## Description of the task:
Extract the lines from the start through the line that holds "edge = ['#8DB9E2', '#F4A878', '#C4C4C4', '#FFD34D']", both included, omitting all images.

****************

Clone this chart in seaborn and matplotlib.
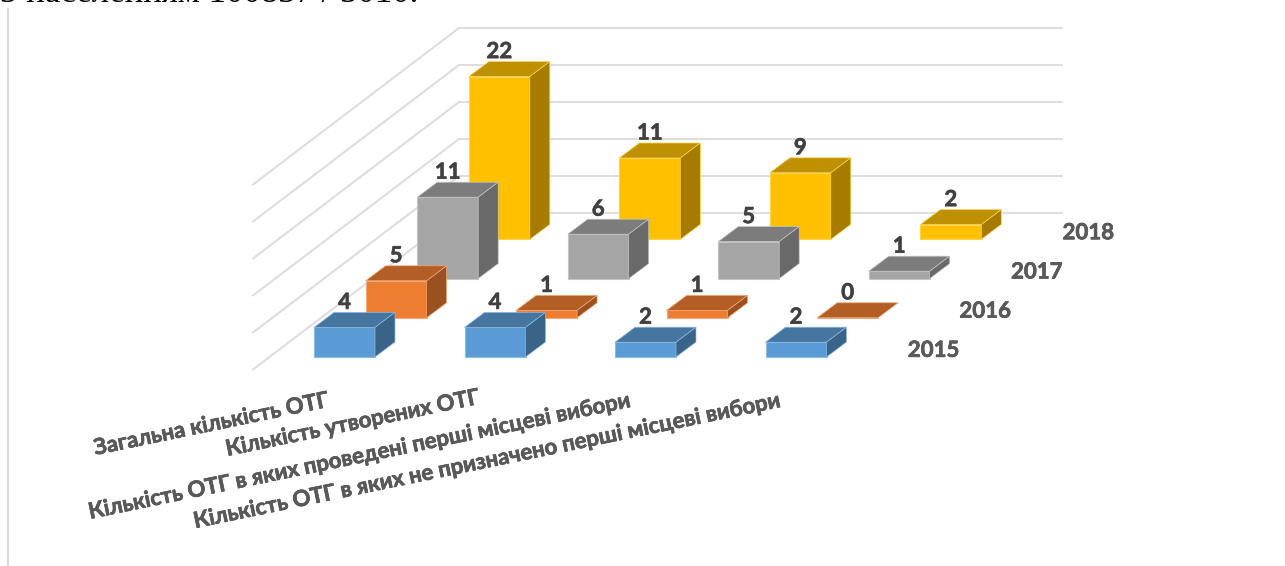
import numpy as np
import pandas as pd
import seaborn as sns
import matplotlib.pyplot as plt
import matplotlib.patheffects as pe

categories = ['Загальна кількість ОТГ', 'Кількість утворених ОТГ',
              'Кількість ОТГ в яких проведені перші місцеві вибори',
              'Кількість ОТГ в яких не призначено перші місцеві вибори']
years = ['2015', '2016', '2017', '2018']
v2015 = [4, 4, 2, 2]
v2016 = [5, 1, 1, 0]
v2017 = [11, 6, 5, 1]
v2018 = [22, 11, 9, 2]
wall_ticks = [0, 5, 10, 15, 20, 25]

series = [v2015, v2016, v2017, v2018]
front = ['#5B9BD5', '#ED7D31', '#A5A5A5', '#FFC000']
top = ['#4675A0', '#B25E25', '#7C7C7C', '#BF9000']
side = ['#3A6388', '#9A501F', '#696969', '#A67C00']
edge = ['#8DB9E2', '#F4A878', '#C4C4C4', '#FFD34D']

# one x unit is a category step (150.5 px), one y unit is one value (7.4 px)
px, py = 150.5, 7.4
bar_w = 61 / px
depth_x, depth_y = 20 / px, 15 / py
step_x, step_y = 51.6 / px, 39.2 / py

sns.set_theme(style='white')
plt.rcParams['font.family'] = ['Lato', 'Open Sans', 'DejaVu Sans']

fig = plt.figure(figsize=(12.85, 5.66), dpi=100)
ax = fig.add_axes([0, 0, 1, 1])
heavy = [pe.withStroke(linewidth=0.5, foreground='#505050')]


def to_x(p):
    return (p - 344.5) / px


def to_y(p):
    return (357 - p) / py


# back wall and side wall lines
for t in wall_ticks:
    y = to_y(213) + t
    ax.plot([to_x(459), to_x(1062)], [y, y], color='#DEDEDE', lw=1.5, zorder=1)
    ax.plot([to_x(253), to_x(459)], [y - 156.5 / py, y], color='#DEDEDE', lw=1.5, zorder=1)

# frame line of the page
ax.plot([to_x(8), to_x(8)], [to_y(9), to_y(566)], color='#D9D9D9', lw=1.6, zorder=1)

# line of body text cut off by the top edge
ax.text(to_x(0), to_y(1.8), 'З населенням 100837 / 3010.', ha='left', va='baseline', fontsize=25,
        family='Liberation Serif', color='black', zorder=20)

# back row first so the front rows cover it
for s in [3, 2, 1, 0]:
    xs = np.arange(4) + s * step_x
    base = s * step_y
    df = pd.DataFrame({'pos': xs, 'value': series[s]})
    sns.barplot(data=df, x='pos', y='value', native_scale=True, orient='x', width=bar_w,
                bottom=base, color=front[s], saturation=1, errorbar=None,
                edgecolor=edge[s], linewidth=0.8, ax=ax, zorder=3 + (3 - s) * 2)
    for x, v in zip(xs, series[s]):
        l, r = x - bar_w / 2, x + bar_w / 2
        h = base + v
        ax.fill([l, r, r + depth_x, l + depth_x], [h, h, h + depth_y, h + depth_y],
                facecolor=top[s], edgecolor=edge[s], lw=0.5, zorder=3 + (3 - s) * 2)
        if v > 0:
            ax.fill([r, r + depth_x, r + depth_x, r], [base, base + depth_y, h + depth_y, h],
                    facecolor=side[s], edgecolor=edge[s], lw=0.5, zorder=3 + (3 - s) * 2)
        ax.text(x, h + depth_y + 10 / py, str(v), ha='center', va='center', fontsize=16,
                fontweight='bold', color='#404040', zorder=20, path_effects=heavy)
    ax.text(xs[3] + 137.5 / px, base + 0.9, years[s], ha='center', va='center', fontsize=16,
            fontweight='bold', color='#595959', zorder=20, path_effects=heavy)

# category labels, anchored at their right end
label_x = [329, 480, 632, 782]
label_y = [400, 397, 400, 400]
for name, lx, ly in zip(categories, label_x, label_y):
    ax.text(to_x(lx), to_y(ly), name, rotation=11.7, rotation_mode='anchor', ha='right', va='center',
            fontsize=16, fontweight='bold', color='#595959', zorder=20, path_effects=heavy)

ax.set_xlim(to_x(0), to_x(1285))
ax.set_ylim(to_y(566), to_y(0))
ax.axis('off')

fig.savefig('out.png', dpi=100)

****************

## Solution for this problem:
Clone this chart in seaborn and matplotlib.
import numpy as np
import pandas as pd
import seaborn as sns
import matplotlib.pyplot as plt
import matplotlib.patheffects as pe

categories = ['Загальна кількість ОТГ', 'Кількість утворених ОТГ',
              'Кількість ОТГ в яких проведені перші місцеві вибори',
              'Кількість ОТГ в яких не призначено перші місцеві вибори']
years = ['2015', '2016', '2017', '2018']
v2015 = [4, 4, 2, 2]
v2016 = [5, 1, 1, 0]
v2017 = [11, 6, 5, 1]
v2018 = [22, 11, 9, 2]
wall_ticks = [0, 5, 10, 15, 20, 25]

series = [v2015, v2016, v2017, v2018]
front = ['#5B9BD5', '#ED7D31', '#A5A5A5', '#FFC000']
top = ['#4675A0', '#B25E25', '#7C7C7C', '#BF9000']
side = ['#3A6388', '#9A501F', '#696969', '#A67C00']
edge = ['#8DB9E2', '#F4A878', '#C4C4C4', '#FFD34D']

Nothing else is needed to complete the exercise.